**EXERCISE OBJECTIVE:**
Omit all pictures, then retype the data exactly as given.

===== RECORDED INFORMATION =====

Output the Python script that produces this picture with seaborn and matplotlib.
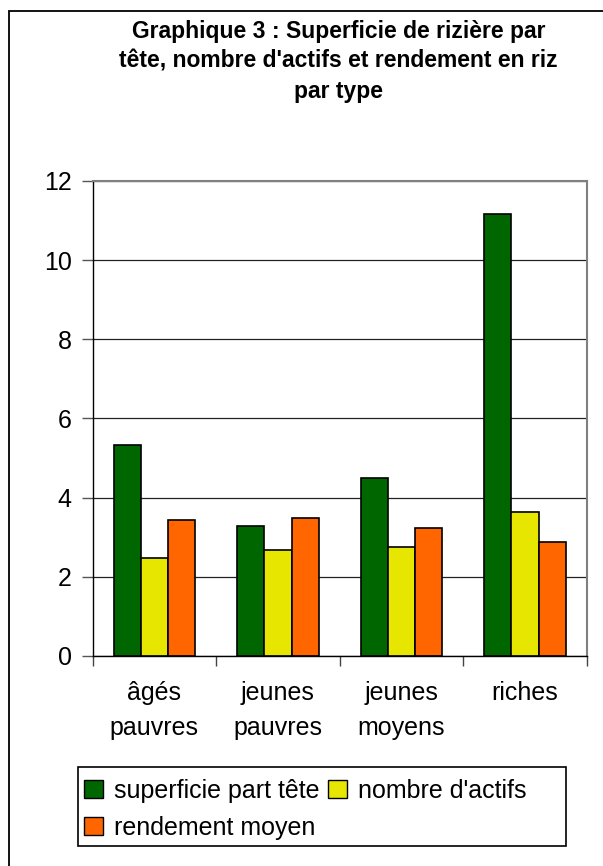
import pandas as pd
import matplotlib.pyplot as plt
import seaborn as sns
from matplotlib.patches import Rectangle

types = ["âgés\npauvres", "jeunes\npauvres", "jeunes\nmoyens", "riches"]
series = ["superficie part tête", "nombre d'actifs", "rendement moyen"]
superficie = [5.33, 3.28, 4.49, 11.17]
actifs = [2.47, 2.67, 2.75, 3.65]
rendement = [3.44, 3.48, 3.23, 2.87]
colors = ["#006600", "#e6e600", "#ff6600"]

df = pd.DataFrame({
    "type": types * 3,
    "serie": [series[0]] * 4 + [series[1]] * 4 + [series[2]] * 4,
    "valeur": superficie + actifs + rendement,
})

sns.set_style("white")
plt.rcParams["font.family"] = ["Liberation Sans", "DejaVu Sans"]
plt.rcParams["text.color"] = "black"
plt.rcParams["xtick.labelcolor"] = "black"
plt.rcParams["ytick.labelcolor"] = "black"

fig = plt.figure(figsize=(6.03, 8.66), dpi=100)
ax = fig.add_axes([0.1537, 0.2425, 0.973 - 0.1537, 0.791 - 0.2425])

sns.barplot(data=df, x="type", y="valeur", hue="serie", palette=colors,
            width=0.66, gap=0, edgecolor="black", linewidth=1.2,
            saturation=1, ax=ax, legend=False)

ax.set_ylim(0, 12)
ax.set_xlim(-0.5, 3.5)
ax.set_yticks(range(0, 13, 2))
ax.yaxis.grid(True, color="#222222", linewidth=0.9)
ax.set_axisbelow(True)
ax.set_xlabel("")
ax.set_ylabel("")

ax.tick_params(axis="y", direction="out", length=8, width=1, pad=7,
               labelsize=18, left=True, color="#555555")
ax.tick_params(axis="x", which="major", length=0, pad=18, labelsize=18)
ax.set_xticks([-0.5, 0.5, 1.5, 2.5, 3.5], minor=True)
ax.tick_params(axis="x", which="minor", direction="out", length=7,
               width=1, bottom=True, color="#444444")
for lab in ax.get_xticklabels():
    lab.set_linespacing(1.6)
    lab.set_verticalalignment("top")

for s in ["top", "right"]:
    ax.spines[s].set_color("#808080")
    ax.spines[s].set_linewidth(1.5)
for s in ["left", "bottom"]:
    ax.spines[s].set_color("black")
    ax.spines[s].set_linewidth(1)

fig.text(0.561, 1 - 20 / 866, "Graphique 3 : Superficie de rizière par\n"
         "tête, nombre d'actifs et rendement en riz\npar type",
         ha="center", va="top", fontsize=16.5, fontweight="bold",
         linespacing=1.38)

# legend frame drawn separately, entries in row order
fig.patches.append(Rectangle((78 / 603, 1 - 846 / 866), (566 - 78) / 603,
                             (846 - 767) / 866, fill=False, edgecolor="black",
                             linewidth=1.2, transform=fig.transFigure))
handles = [Rectangle((0, 0), 1, 1, facecolor=c, edgecolor="black", linewidth=1)
           for c in colors]
order = [0, 2, 1]
leg = fig.legend([handles[i] for i in order], [series[i] for i in order],
                 ncol=2, loc="upper left",
                 bbox_to_anchor=(84 / 603, 1 - 779 / 866),
                 fontsize=18, frameon=False,
                 handlelength=0.75, handleheight=0.75, handletextpad=0.45,
                 columnspacing=0.35, labelspacing=0.5, borderpad=0,
                 borderaxespad=0)

fig.patches.append(Rectangle((9 / 603, -0.1), 1.5, 1.1 - 11 / 866, fill=False,
                             edgecolor="black", linewidth=1.3,
                             transform=fig.transFigure))

fig.savefig("out.png", dpi=100, facecolor="white")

=====

**SOLUTION:**
Output the Python script that produces this picture with seaborn and matplotlib.
import pandas as pd
import matplotlib.pyplot as plt
import seaborn as sns
from matplotlib.patches import Rectangle

types = ["âgés\npauvres", "jeunes\npauvres", "jeunes\nmoyens", "riches"]
series = ["superficie part tête", "nombre d'actifs", "rendement moyen"]
superficie = [5.33, 3.28, 4.49, 11.17]
actifs = [2.47, 2.67, 2.75, 3.65]
rendement = [3.44, 3.48, 3.23, 2.87]
colors = ["#006600", "#e6e600", "#ff6600"]

df = pd.DataFrame({
    "type": types * 3,
    "serie": [series[0]] * 4 + [series[1]] * 4 + [series[2]] * 4,
    "valeur": superficie + actifs + rendement,
})

sns.set_style("white")
plt.rcParams["font.family"] = ["Liberation Sans", "DejaVu Sans"]
plt.rcParams["text.color"] = "black"
plt.rcParams["xtick.labelcolor"] = "black"
plt.rcParams["ytick.labelcolor"] = "black"

fig = plt.figure(figsize=(6.03, 8.66), dpi=100)
ax = fig.add_axes([0.1537, 0.2425, 0.973 - 0.1537, 0.791 - 0.2425])

sns.barplot(data=df, x="type", y="valeur", hue="serie", palette=colors,
            width=0.66, gap=0, edgecolor="black", linewidth=1.2,
            saturation=1, ax=ax, legend=False)

ax.set_ylim(0, 12)
ax.set_xlim(-0.5, 3.5)
ax.set_yticks(range(0, 13, 2))
ax.yaxis.grid(True, color="#222222", linewidth=0.9)
ax.set_axisbelow(True)
ax.set_xlabel("")
ax.set_ylabel("")

ax.tick_params(axis="y", direction="out", length=8, width=1, pad=7,
               labelsize=18, left=True, color="#555555")
ax.tick_params(axis="x", which="major", length=0, pad=18, labelsize=18)
ax.set_xticks([-0.5, 0.5, 1.5, 2.5, 3.5], minor=True)
ax.tick_params(axis="x", which="minor", direction="out", length=7,
               width=1, bottom=True, color="#444444")
for lab in ax.get_xticklabels():
    lab.set_linespacing(1.6)
    lab.set_verticalalignment("top")

for s in ["top", "right"]:
    ax.spines[s].set_color("#808080")
    ax.spines[s].set_linewidth(1.5)
for s in ["left", "bottom"]:
    ax.spines[s].set_color("black")
    ax.spines[s].set_linewidth(1)

fig.text(0.561, 1 - 20 / 866, "Graphique 3 : Superficie de rizière par\n"
         "tête, nombre d'actifs et rendement en riz\npar type",
         ha="center", va="top", fontsize=16.5, fontweight="bold",
         linespacing=1.38)

# legend frame drawn separately, entries in row order
fig.patches.append(Rectangle((78 / 603, 1 - 846 / 866), (566 - 78) / 603,
                             (846 - 767) / 866, fill=False, edgecolor="black",
                             linewidth=1.2, transform=fig.transFigure))
handles = [Rectangle((0, 0), 1, 1, facecolor=c, edgecolor="black", linewidth=1)
           for c in colors]
order = [0, 2, 1]
leg = fig.legend([handles[i] for i in order], [series[i] for i in order],
                 ncol=2, loc="upper left",
                 bbox_to_anchor=(84 / 603, 1 - 779 / 866),
                 fontsize=18, frameon=False,
                 handlelength=0.75, handleheight=0.75, handletextpad=0.45,
                 columnspacing=0.35, labelspacing=0.5, borderpad=0,
                 borderaxespad=0)

fig.patches.append(Rectangle((9 / 603, -0.1), 1.5, 1.1 - 11 / 866, fill=False,
                             edgecolor="black", linewidth=1.3,
                             transform=fig.transFigure))

fig.savefig("out.png", dpi=100, facecolor="white")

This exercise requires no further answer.